Настя спросила: не против ли я визита ее давнего знакомого — Геннадия Дёмина. Я слегка удивился: Дёмин в опубликованной крупным изданием анкете-опроснике назвал «Койку» худшей постановкой сезона. Не преминул спросить беззастенчиво пришедшего: чем так уж плох спектакль? Звездный состав: Сергей Безруков, Анна Терехова, Наталья Щукина, Светлана Фролова… Не было ничего и никого хуже? Демин объяснял туманно: Соколов — больше актер, чем режиссер, ты — больше прозаик, чем драматург. Я настаивал на конкретизации. Выяснилось: постановку он не видел, назвать ее худшей велели устроители опроса.

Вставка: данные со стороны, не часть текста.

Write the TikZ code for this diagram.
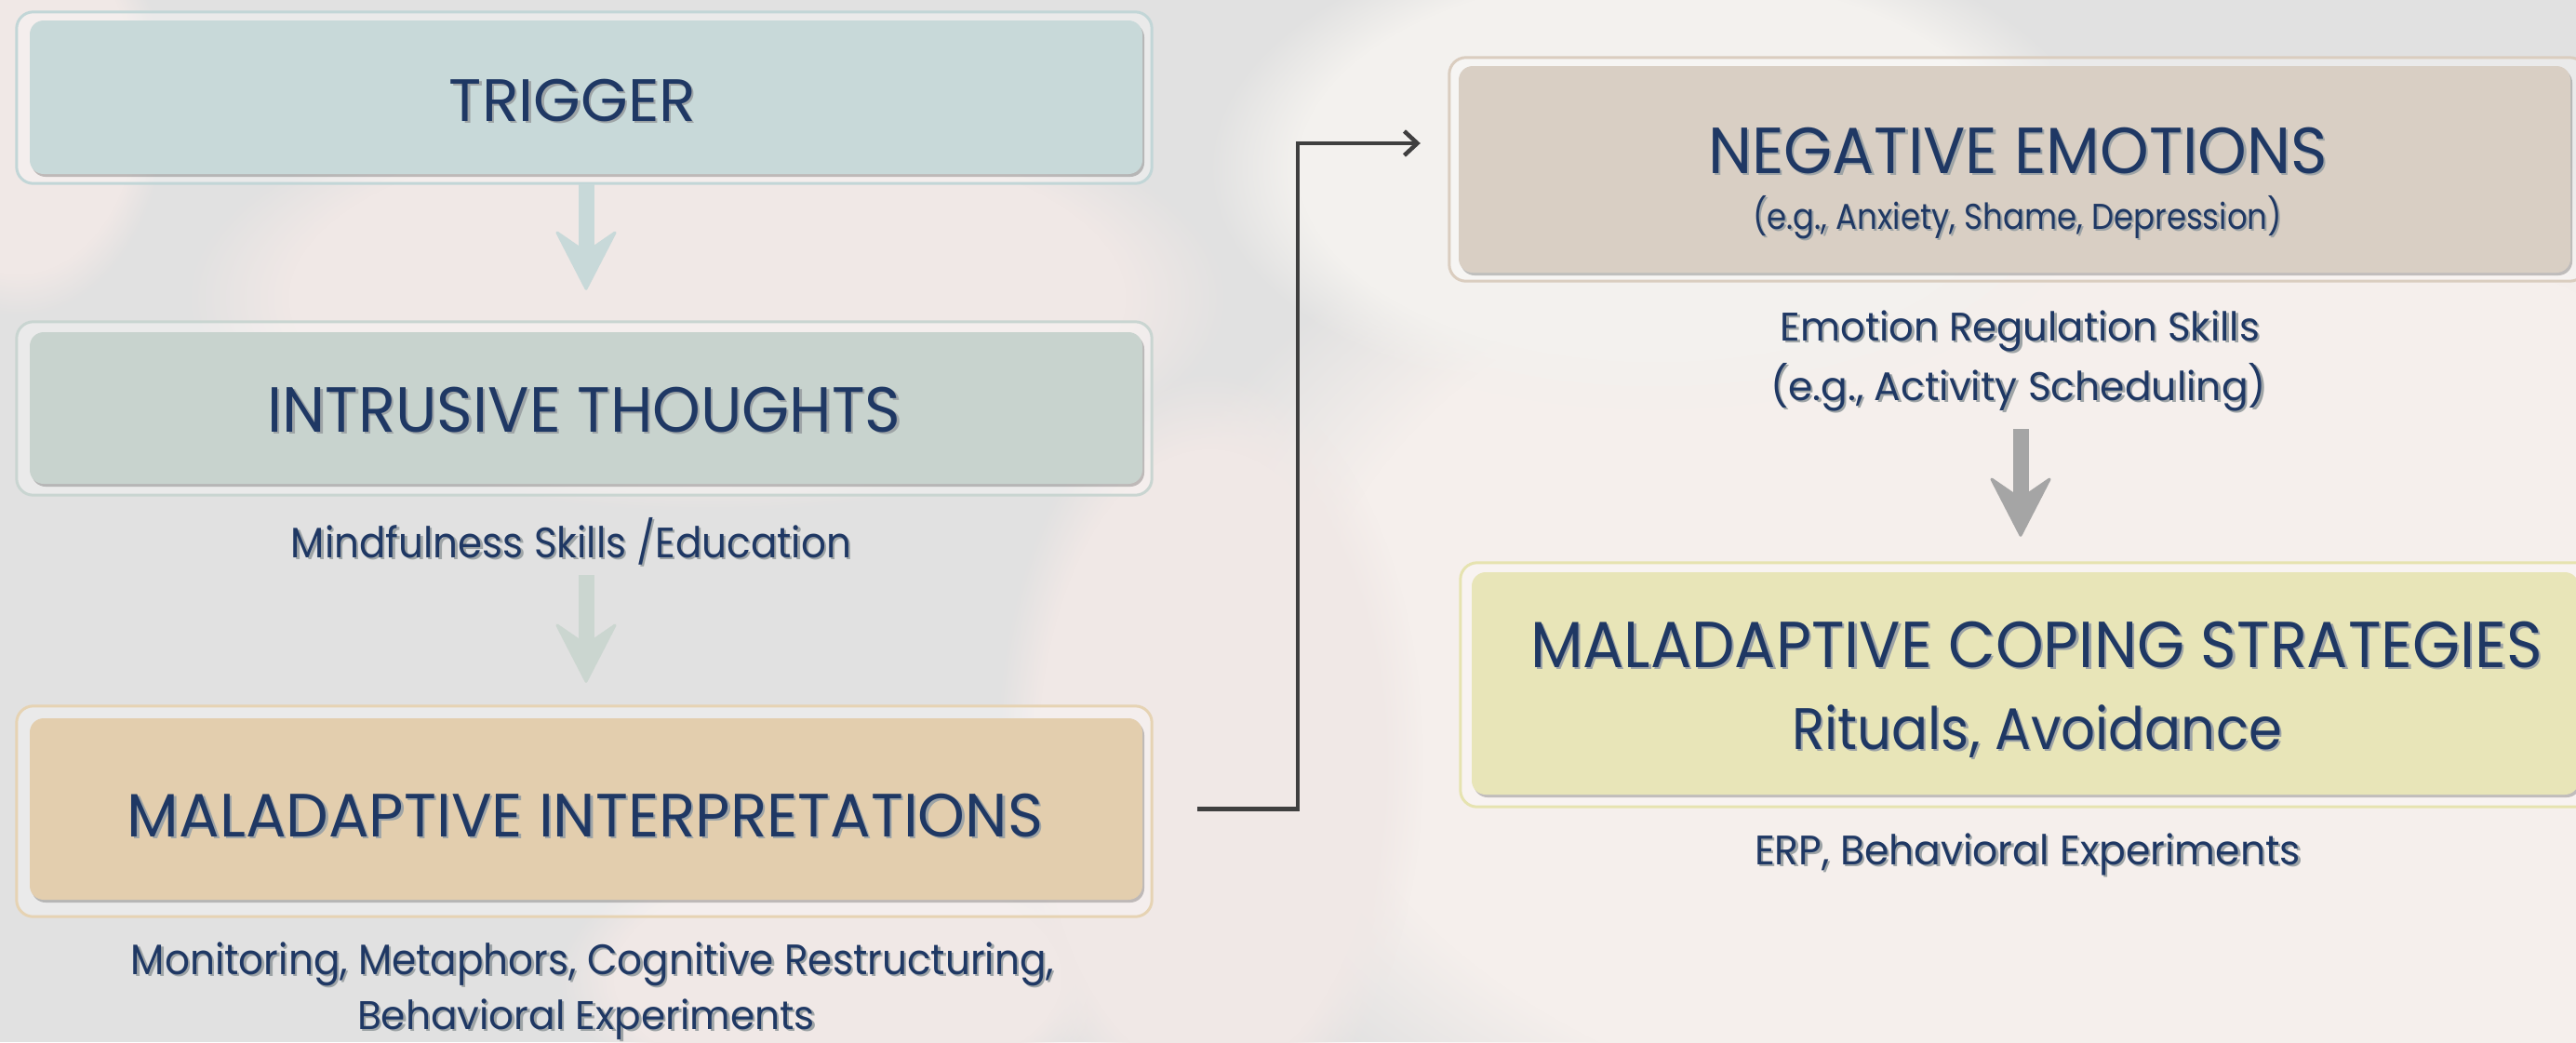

Вот исток остервенелости своры церберов, якобы берегущих святые традиции театра и неколебимые устои морали, а на деле топчущихся на страже интересов (в том числе финансовых) своих нанимателей и покровителей, чутко улавливающих угрозы, исходящие от новой, независимой режиссуры и новой драматургии, не угождающей хозяевам театрального рынка.
Вижу в связи с грядущей премьерой «Люболи»: синклит воспевателей прекрасного типа Должанского, Заславского, Ямпольской, потирая ручонки, сбирается на шабаш и в булгаковском духе решает, что делать с нахальной вылазкой двух Андреев в приватизированный шариковыми мир искусства. («Уж мы их душили, душили, а не додушили…»). Науськанные шариковы продолжают верховодить на Лысой горе: всё, что им не по нраву (а не по нраву им неожиданное, не помещающееся в ограниченные стереотипными шорами черепные коробки), подвергают остракизму.
С нетерпением жду ваших откликов, заклятые друзья театра!